Цветаева, вероятно, осознает, как – незаслуженно – измучила она мужа. Возможно, что между супругами состоялось какое-то объяснение, результатом которого и стало обращенное к нему стихотворение (без формального посвящения) – один из самых пронзительно-щемящих цветаевских стихов:
Я пришла к тебе черной полночью,
За последней помощью.
Я – бродяга, родства не помнящий,
Корабль тонущий.
В слободах моих – междуцарствие,
Чернецы коварствуют.
Всяк рядится в одежды царские,
Псари – царствуют.
Кто земель моих не оспаривал?
Сторожей не спаивал?
Кто в ночи не варил – варева,
Не жег – зарева?
Самозванцами, псами хищными,
Я дотла расхищена.
У палат твоих, царь истинный,
Стою – нищая.
Верноподданной этого царя она останется на всю жизнь.
* * *
…А война идет уже второй год.
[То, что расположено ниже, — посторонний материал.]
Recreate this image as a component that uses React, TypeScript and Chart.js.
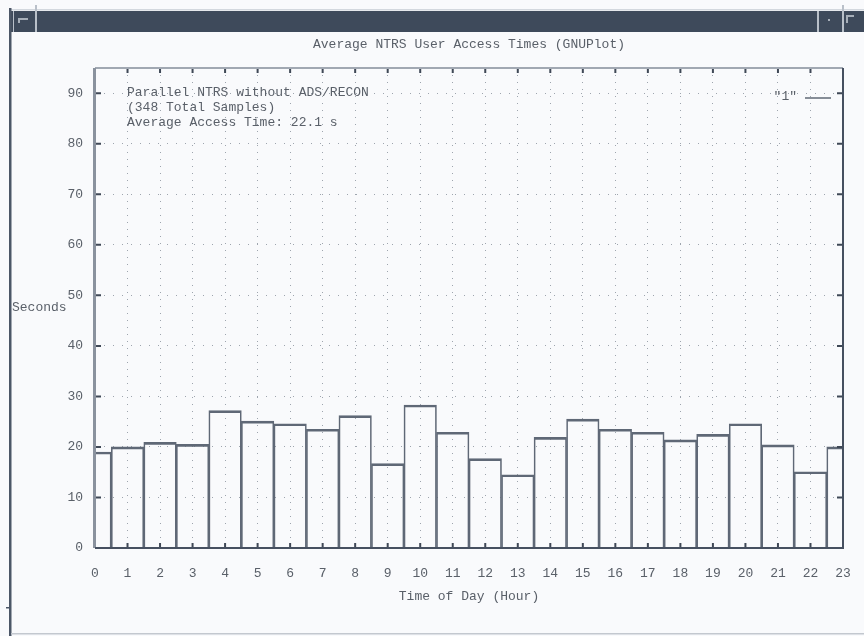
import React, { useEffect, useRef } from "react";
import { Chart, registerables } from "chart.js";

Chart.register(...registerables);

const hours = [0, 1, 2, 3, 4, 5, 6, 7, 8, 9, 10, 11, 12, 13, 14, 15, 16, 17, 18, 19, 20, 21, 22, 23];
const accessTimes = [19.0, 20.0, 20.9, 20.5, 27.2, 25.1, 24.6, 23.5, 26.2, 16.7, 28.3, 22.9, 17.7, 14.5, 21.9, 25.5, 23.5, 22.9, 21.4, 22.5, 24.6, 20.4, 15.1, 20.0];
const yTickValues = [0, 10, 20, 30, 40, 50, 60, 70, 80, 90];
const xTickValues = hours;
const chartTitle = "Average NTRS User Access Times (GNUPlot)";
const xTitle = "Time of Day (Hour)";
const yTitle = "Seconds";
const noteLines = ["Parallel NTRS without ADS/RECON", "(348 Total Samples)", "Average Access Time: 22.1 s"];
const keyLabel = '"1"';

const FONT = '"Liberation Mono", "DejaVu Sans Mono", monospace';
const TEXT = "#5a6069";

const gnuplotPlugin = {
  id: "gnuplotDecor",
  beforeDraw(chart: any) {
    const { ctx, width, height } = chart;
    ctx.save();
    ctx.fillStyle = "#f9fafc";
    ctx.fillRect(0, 0, width, height);
    // window title bar
    ctx.fillStyle = "#3e4a5b";
    ctx.fillRect(11, 11, width - 11, 21);
    ctx.fillStyle = "#d3d8de";
    ctx.fillRect(11, 9, width - 11, 1.5);
    ctx.fillStyle = "#b9c0c9";
    ctx.fillRect(13, 11, 1, 21);
    ctx.fillRect(35, 5, 2, 27);
    ctx.fillRect(817, 11, 2, 21);
    ctx.fillRect(842, 5, 2, 27);
    ctx.fillStyle = "#a7afb9";
    ctx.fillRect(18, 18, 10, 2);
    ctx.fillRect(18, 18, 2, 5);
    ctx.fillRect(828, 19, 2, 2);
    ctx.fillRect(846, 15, 8, 2);
    ctx.fillRect(846, 15, 2, 8);
    // left window border
    ctx.fillStyle = "#4c5767";
    ctx.fillRect(9, 8, 2.5, height - 8);
    ctx.fillRect(6, 607, 3, 1.5);
    // bottom border
    ctx.fillStyle = "#c3c8cf";
    ctx.fillRect(11, height - 3, width - 11, 1.5);
    ctx.restore();
  },
  afterDatasetsDraw(chart: any) {
    const { ctx, chartArea } = chart;
    const { left, right, top, bottom } = chartArea;
    const xs = chart.scales.x;
    const ys = chart.scales.y;
    ctx.save();
    // inward ticks
    ctx.strokeStyle = "#3f4856";
    ctx.lineWidth = 2;
    ctx.beginPath();
    xTickValues.forEach((v) => {
      const px = xs.getPixelForValue(v);
      ctx.moveTo(px, bottom);
      ctx.lineTo(px, bottom - 5);
      ctx.moveTo(px, top);
      ctx.lineTo(px, top + 5);
    });
    yTickValues.forEach((v) => {
      const py = ys.getPixelForValue(v);
      ctx.moveTo(left, py);
      ctx.lineTo(left + 6, py);
      ctx.moveTo(right, py);
      ctx.lineTo(right - 6, py);
    });
    ctx.stroke();
    // plot frame
    ctx.lineWidth = 2;
    ctx.strokeStyle = "#a1a8b2";
    ctx.beginPath();
    ctx.moveTo(left, top);
    ctx.lineTo(right, top);
    ctx.stroke();
    ctx.lineWidth = 3;
    ctx.strokeStyle = "#8a929e";
    ctx.beginPath();
    ctx.moveTo(left - 0.5, top);
    ctx.lineTo(left - 0.5, bottom);
    ctx.stroke();
    ctx.lineWidth = 2;
    ctx.strokeStyle = "#465060";
    ctx.beginPath();
    ctx.moveTo(left, bottom);
    ctx.lineTo(right, bottom);
    ctx.lineTo(right, top);
    ctx.stroke();

    // texts
    ctx.fillStyle = TEXT;
    ctx.font = `13px ${FONT}`;
    ctx.textBaseline = "middle";
    ctx.textAlign = "center";
    const cx = (left + right) / 2;
    ctx.fillText(chartTitle, cx, 45);
    ctx.fillText(xTitle, cx, 597);
    ctx.textAlign = "left";
    ctx.fillText(yTitle, 12, 308);
    noteLines.forEach((line, i) => {
      ctx.fillText(line, 127, 93 + i * 15);
    });
    // key
    ctx.textAlign = "right";
    ctx.fillText(keyLabel, 797, 97);
    ctx.strokeStyle = "#5f6876";
    ctx.lineWidth = 1.5;
    ctx.beginPath();
    ctx.moveTo(805, 98);
    ctx.lineTo(831, 98);
    ctx.stroke();
    ctx.restore();
  },
};

export default function App() {
  const canvasRef = useRef<HTMLCanvasElement | null>(null);

  useEffect(() => {
    if (!canvasRef.current) return;
    const chart = new Chart(canvasRef.current, {
      type: "bar",
      data: {
        datasets: [
          {
            label: keyLabel,
            data: hours.map((h, i) => ({ x: h, y: accessTimes[i] })),
            backgroundColor: "rgba(0,0,0,0)",
            borderColor: "#5f6876",
            borderWidth: { top: 2, left: 1, right: 1, bottom: 0 },
            borderSkipped: false,
            barPercentage: 1,
            categoryPercentage: 1,
            clip: 0,
          } as any,
        ],
      },
      options: {
        animation: false,
        responsive: false,
        maintainAspectRatio: false,
        layout: { padding: { top: 68, right: 21, left: 0, bottom: 0 } },
        plugins: {
          legend: { display: false },
          title: { display: false },
          tooltip: { enabled: false },
        },
        scales: {
          x: {
            type: "linear",
            min: 0,
            max: 23,
            offset: false,
            afterBuildTicks: (scale: any) => {
              scale.ticks = xTickValues.map((v) => ({ value: v }));
            },
            afterFit: (scale: any) => {
              scale.height = 88;
              scale.paddingLeft = 0;
              scale.paddingRight = 0;
            },
            ticks: {
              padding: 18,
              color: TEXT,
              font: { family: FONT, size: 13 },
              maxRotation: 0,
              autoSkip: false,
            },
            grid: {
              offset: false,
              drawTicks: false,
              color: "#9ea5ae",
              lineWidth: 1,
            },
            border: { display: false, dash: [1, 6] },
          },
          y: {
            type: "linear",
            min: 0,
            max: 95,
            afterBuildTicks: (scale: any) => {
              scale.ticks = yTickValues.map((v) => ({ value: v }));
            },
            afterFit: (scale: any) => {
              scale.width = 95;
              scale.paddingTop = 0;
              scale.paddingBottom = 0;
            },
            ticks: {
              padding: 12,
              color: TEXT,
              font: { family: FONT, size: 13 },
            },
            grid: {
              drawTicks: false,
              color: "#9ea5ae",
              lineWidth: 1,
            },
            border: { display: false, dash: [1, 8] },
          },
        },
      } as any,
      plugins: [gnuplotPlugin],
    });
    return () => chart.destroy();
  }, []);

  return (
    <div style={{ position: "fixed", left: 0, top: 0, width: 864, height: 636 }}>
      <canvas ref={canvasRef} width={864} height={636} style={{ width: 864, height: 636, display: "block" }} />
    </div>
  );
}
Стали призывать и студентов. Сергей Эфрон признан годным. 12 мая 1916 года он зачислен на строевую службу, которая должна начаться 1 июня. В оставшееся время супруги решили отдохнуть в Коктебеле.
М. Цветаева – Е. Эфрон. Из Коктебеля в Петербург, 19 мая 1916 года: «Сережа тощ и слаб, безумно радуется Коктебелю, целый день на море, сегодня на Максиной вышке принимал солнечную ванну. Он поручил Мише[8] следить за воинскими делами, Миша телеграфирует ему, когда надо будет возвращаться. Все это так грустно! Чувствую себя в первый раз в жизни – бессильной. С людьми умею, с законами нет. О будущем стараюсь не думать, – даже о завтрашнем дне <…>
Может быть мне придется ехать в Чугуев, м.б. в Иркутск, м.б. в Тифлис, – вряд ли московских студентов оставят в Москве! Странный будет год! Но я как-то спокойно отношусь к переездам, это ничего не нарушает».
Она готова ехать за мужем в любую тмутаракань… но роман с Мандельштамом еще не закончен, но ночью во сне она видит Петра Эфрона («…этого человека я могла бы безумно любить! Я знаю, что это – неповторимо»). Кто не способен этого понять, тот, конечно, осудит. Но Сергей Эфрон понимал и не осуждал… И все-таки что-то надломилось. Долгое совместное пребывание теперь, похоже, тяготит их обоих.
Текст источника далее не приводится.